Finding that the taxpayer has not borne the burden of establishing that he had such a "home", we cannot disturb the Commissioner's finding and must dismiss the complaint.
Although the taxpayer was unrepresented by counsel and has no legal training, he presented his case with skill and ingenuity, and had it not been for the Second Circuit's decision in Rosenspan v. United States (1971) 438 F.2d 905, he might well have prevailed. However, that decision placed an insuperable obstacle in taxpayer's path. Prior to the Rosenspan decision it was certainly arguable -- as the taxpayer eloquently argued before me -- that traveling expenses should be allowed whenever a taxpayer is away from his "tax home", i.e. the principal place of his employer's business and the place from which he, the taxpayer, files his returns (see 438 F.2d at 907). Indeed, as Judge Friendly's opinion points out, several justices of the Supreme Court had written opinions seeming to support the taxpayer's said position. However, the Court of Appeals rejected it and the Supreme Court denied certiorari. Under the Rosenspan doctrine, a taxpayer, in order to claim deductions under § 162, must establish that he actually maintained a "home" in the sense that he maintained an actual establishment the expenses of which he paid while he incurred other expenses away from that "home". The taxpayer in this case maintained no such establishment. The only "home" (other than the aforementioned "tax home" which was in New York) to which the taxpayer could point was his brother's residence in Florida. However, his testimony made it quite clear that he was only a visitor in that residence and that he contributed nothing to its maintenance. Indeed, so hospitable was his brother that the taxpayer was not even allowed to make a contribution toward household marketing while he was actually visiting his brother.

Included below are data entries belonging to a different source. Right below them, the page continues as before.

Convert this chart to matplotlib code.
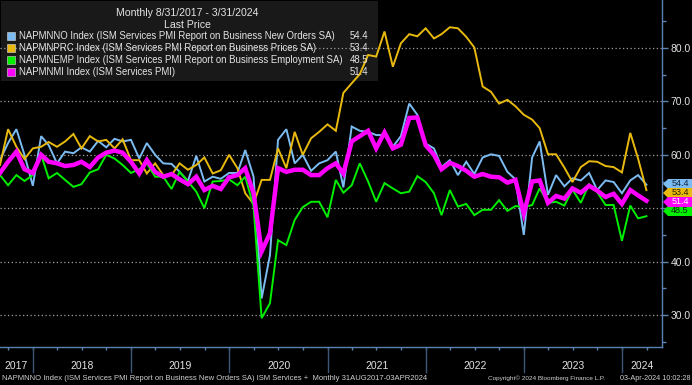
import matplotlib
matplotlib.use("Agg")
import matplotlib.pyplot as plt
import matplotlib.transforms as mtransforms
import matplotlib.dates as mdates
from matplotlib.patches import Rectangle, Polygon
import pandas as pd

plt.rcParams["font.family"] = ["Liberation Sans", "DejaVu Sans"]

# monthly values, Aug 2017 .. Mar 2024
dates = pd.date_range("2017-08-31", "2024-03-31", freq="ME")

new_orders = [59.0, 62.2, 64.8, 60.0, 54.2,
              63.5, 61.8, 58.4, 60.6, 60.3, 61.4, 60.6, 62.6, 61.4, 63.0, 62.5, 62.8,
              59.3, 62.2, 60.0, 58.4, 58.3, 56.8, 55.1, 59.8, 55.0, 55.9, 55.5, 56.6,
              56.6, 60.9, 55.9, 33.1, 41.2, 62.8, 64.8, 58.4, 60.0, 57.0, 58.4, 59.0,
              60.6, 53.9, 65.3, 64.5, 64.3, 63.7, 63.7, 61.5, 63.5, 69.6, 67.5, 62.1,
              61.2, 57.7, 59.0, 56.2, 58.7, 56.4, 59.5, 60.1, 59.8, 56.8, 55.4, 45.0,
              59.5, 62.5, 52.5, 56.2, 54.1, 55.6, 55.2, 56.6, 53.4, 55.2, 54.9, 52.8,
              55.2, 56.2, 54.4]
prices = [58.1, 64.8, 61.5, 59.2, 61.2,
          61.5, 62.4, 61.5, 62.5, 63.9, 61.2, 63.5, 62.5, 62.8, 61.2, 62.9, 59.0,
          59.0, 56.5, 58.4, 56.2, 56.2, 58.4, 57.2, 58.1, 59.5, 56.5, 57.1, 60.0,
          57.5, 52.8, 50.8, 55.3, 55.3, 61.2, 57.5, 64.3, 60.0, 63.1, 64.3, 65.7,
          64.5, 71.6, 73.4, 75.1, 78.7, 78.4, 83.1, 76.5, 80.9, 82.6, 82.2, 83.7,
          81.8, 82.6, 83.9, 83.7, 82.1, 80.1, 72.8, 71.8, 69.6, 70.3, 69.1, 67.5,
          66.6, 65.0, 60.1, 60.1, 57.6, 54.9, 57.7, 58.8, 58.7, 57.9, 57.7, 56.7,
          64.1, 59.3, 53.4]
employment = [56.2, 54.3, 56.2, 55.1, 56.2,
              60.0, 55.6, 56.6, 55.3, 54.0, 54.5, 56.7, 57.3, 60.0, 59.3, 58.1, 56.6,
              57.3, 58.4, 55.9, 55.9, 53.6, 56.8, 55.0, 53.1, 50.0, 55.0, 55.1, 55.4,
              54.3, 55.9, 50.3, 29.4, 32.2, 44.0, 43.1, 47.8, 50.2, 51.2, 51.2, 48.3,
              55.3, 52.9, 54.3, 58.4, 55.0, 51.2, 54.7, 53.7, 52.8, 53.1, 56.0, 54.9,
              52.8, 48.7, 53.4, 50.3, 50.8, 48.7, 49.7, 49.7, 51.5, 49.5, 50.4, 50.2,
              50.6, 53.7, 51.0, 51.2, 50.5, 53.5, 51.0, 54.5, 53.0, 50.6, 50.6, 43.9,
              50.5, 48.1, 48.5]
pmi = [56.6, 58.7, 60.6, 57.3, 56.6,
       60.0, 58.7, 58.4, 57.9, 58.1, 58.7, 57.7, 59.5, 60.4, 60.8, 60.4, 58.7,
       56.5, 59.0, 56.8, 55.9, 56.4, 55.4, 54.5, 55.9, 53.4, 54.2, 53.6, 55.8,
       56.2, 57.5, 52.8, 41.9, 45.3, 57.5, 56.8, 57.2, 57.2, 56.2, 56.2, 57.5,
       58.4, 56.5, 62.5, 63.5, 64.5, 61.2, 64.2, 61.2, 61.9, 66.9, 67.0, 61.8,
       60.0, 57.3, 58.5, 57.9, 57.0, 55.9, 56.4, 55.9, 55.8, 54.8, 55.3, 49.0,
       55.0, 55.2, 51.0, 52.3, 51.8, 53.7, 52.9, 54.2, 53.3, 52.1, 52.7, 50.8,
       53.4, 52.4, 51.4]

names = ["NAPMNNO Index (ISM Services PMI Report on Business New Orders SA)",
         "NAPMNPRC Index (ISM Services PMI Report on Business Prices SA)",
         "NAPMNEMP Index (ISM Services PMI Report on Business Employment SA)",
         "NAPMNMI Index (ISM Services PMI)"]
series = [new_orders, prices, employment, pmi]
colors = ["#7cbcf2", "#e8b90e", "#00f000", "#ff00ff"]
widths = [1.4, 1.4, 1.4, 3.2]
tag_text = ["#10263c", "#2a2000", "#062806", "white"]
# pixel rows of the right-hand tags (Bloomberg nudges them apart)
tag_row = [184.0, 193.0, 211.0, 202.0]

W, H = 692, 385
AX_R, AX_B = 662, 347
fig = plt.figure(figsize=(W / 100, H / 100), dpi=100, facecolor="black")
ax = fig.add_axes([0, 1 - AX_B / H, AX_R / W, AX_B / H], facecolor="black")

x0, x1 = pd.Timestamp("2017-08-31"), pd.Timestamp("2024-05-28")
ax.set_xlim(x0, x1)
ax.set_ylim(24, 89)

for v in range(30, 81, 10):
    ax.axhline(v, color="#a0a0a0", lw=0.9, ls=(0, (1, 2)), zorder=1)

for s, c, w in zip(series, colors, widths):
    ax.plot(dates, s, color=c, lw=w, zorder=3, solid_joinstyle="miter")

# axes styling
axis_col = "#5b82b0"
for sp in ["top", "left"]:
    ax.spines[sp].set_visible(False)
for sp in ["right", "bottom"]:
    ax.spines[sp].set_color(axis_col)
    ax.spines[sp].set_linewidth(1.0)
ax.yaxis.tick_right()
ax.set_yticks(range(30, 81, 10))
ax.set_yticks(range(25, 86, 10), minor=True)
# the 50.0 label sits under the value tags in the original, so it is left blank
ax.set_yticklabels(["" if v == 50 else f"{v:.1f}" for v in range(30, 81, 10)])
ax.tick_params(axis="y", which="major", length=4, width=1, color=axis_col,
               labelcolor="#e4e4e4", labelsize=7.5, pad=2)
ax.tick_params(axis="y", which="minor", length=3, width=1, color=axis_col)
ax.xaxis.set_major_locator(mdates.MonthLocator(bymonth=[1, 4, 7, 10]))
ax.tick_params(axis="x", which="major", length=2.5, width=1, color=axis_col,
               labelbottom=False)

# year separators and labels
trans = mtransforms.blended_transform_factory(ax.transData, ax.transAxes)
sep_bottom = -(372 - AX_B) / AX_B
lab_y = -(366 - AX_B) / AX_B
for yr in range(2017, 2025):
    start = max(pd.Timestamp(f"{yr}-01-01"), x0)
    end = min(pd.Timestamp(f"{yr + 1}-01-01"), x1)
    if yr > 2017:
        ax.plot([start, start], [0, sep_bottom], transform=trans, color="#3c5878",
                lw=1.0, clip_on=False)
    mid = start + (end - start) / 2
    ax.text(mid, lab_y, str(yr), transform=trans, ha="center", va="center",
            color="#e4e4e4", fontsize=7.5)

# legend box
def fx(px):
    return px / W

def fy(py):
    return 1 - py / H

ax.add_patch(Rectangle((fx(1), fy(81)), fx(377), 80 / H, transform=fig.transFigure,
                       facecolor="#1e1e1e", edgecolor="none", alpha=0.85, zorder=0.5))
fig.text(fx(187), fy(13), "Monthly 8/31/2017 - 3/31/2024", ha="center", va="center",
         color="#e4e4e4", fontsize=7.6)
fig.text(fx(187), fy(24.5), "Last Price", ha="center", va="center",
         color="#e4e4e4", fontsize=7.6)
for k, (n, c, s) in enumerate(zip(names, colors, series)):
    yy = 36 + k * 12
    fig.patches.append(Rectangle((fx(7), fy(yy + 4)), 8 / W, 8 / H,
                                 transform=fig.transFigure, facecolor=c,
                                 edgecolor="#dddddd", lw=0.4))
    fig.text(fx(19), fy(yy), n, ha="left", va="center", color="#e4e4e4", fontsize=6.9)
    fig.text(fx(368), fy(yy), f"{s[-1]:.1f}", ha="right", va="center",
             color="#e4e4e4", fontsize=6.9)

# right-hand value tags
for k in [1, 2, 3, 0]:
    yc = tag_row[k]
    pts = [(663, yc), (668, yc - 5), (692, yc - 5), (692, yc + 5), (668, yc + 5)]
    fig.patches.append(Polygon([(fx(a), fy(b)) for a, b in pts], closed=True,
                               transform=fig.transFigure, facecolor=colors[k],
                               edgecolor="none", zorder=4 + k * 0.1))
    fig.text(fx(680), fy(yc), f"{series[k][-1]:.1f}", ha="center", va="center",
             color=tag_text[k], fontsize=6.5, zorder=5 + k * 0.1)

# footer
fig.text(fx(2), fy(378.5), "NAPMNNO Index (ISM Services PMI Report on Business New Orders SA) "
         "ISM Services +  Monthly 31AUG2017-03APR2024", ha="left", va="center",
         color="#d0d0d0", fontsize=5.5)
fig.text(fx(546), fy(378.5), "Copyright\u00a9 2024 Bloomberg Finance L.P.", ha="center",
         va="center", color="#d0d0d0", fontsize=4.6)
fig.text(fx(690), fy(378.5), "03-Apr-2024 10:02:28", ha="right", va="center",
         color="#d0d0d0", fontsize=5.2)

fig.savefig("out.png", dpi=100, facecolor="black")
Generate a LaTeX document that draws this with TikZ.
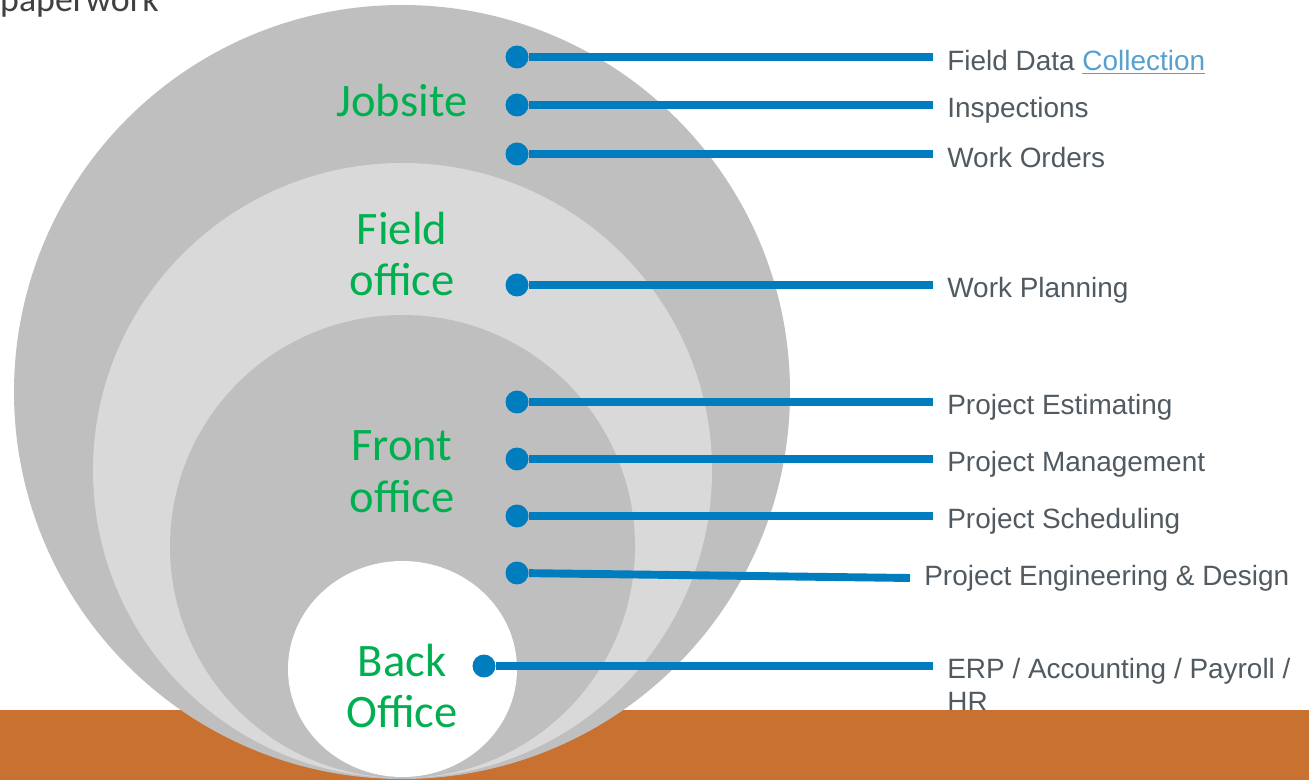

As a layman, the taxpayer is understandably affronted by the government's position that he had no "home" to be away from in view of the government's express concession in its letter dated February 29, 1968 that a certain settlement entered into with the taxpayer was based on a finding that he was "away from home". However, as a matter of law such a statement made in the course of settling -- or trying to settle -- a claim can be given no legal effect in this litigation.
For the foregoing reasons, the complaint must be, and it is, dismissed.
The application for an adjournment, which was first advanced in the form of a telegram dated May 17, 1974 and has since been followed up by oral communications to Chambers, is denied.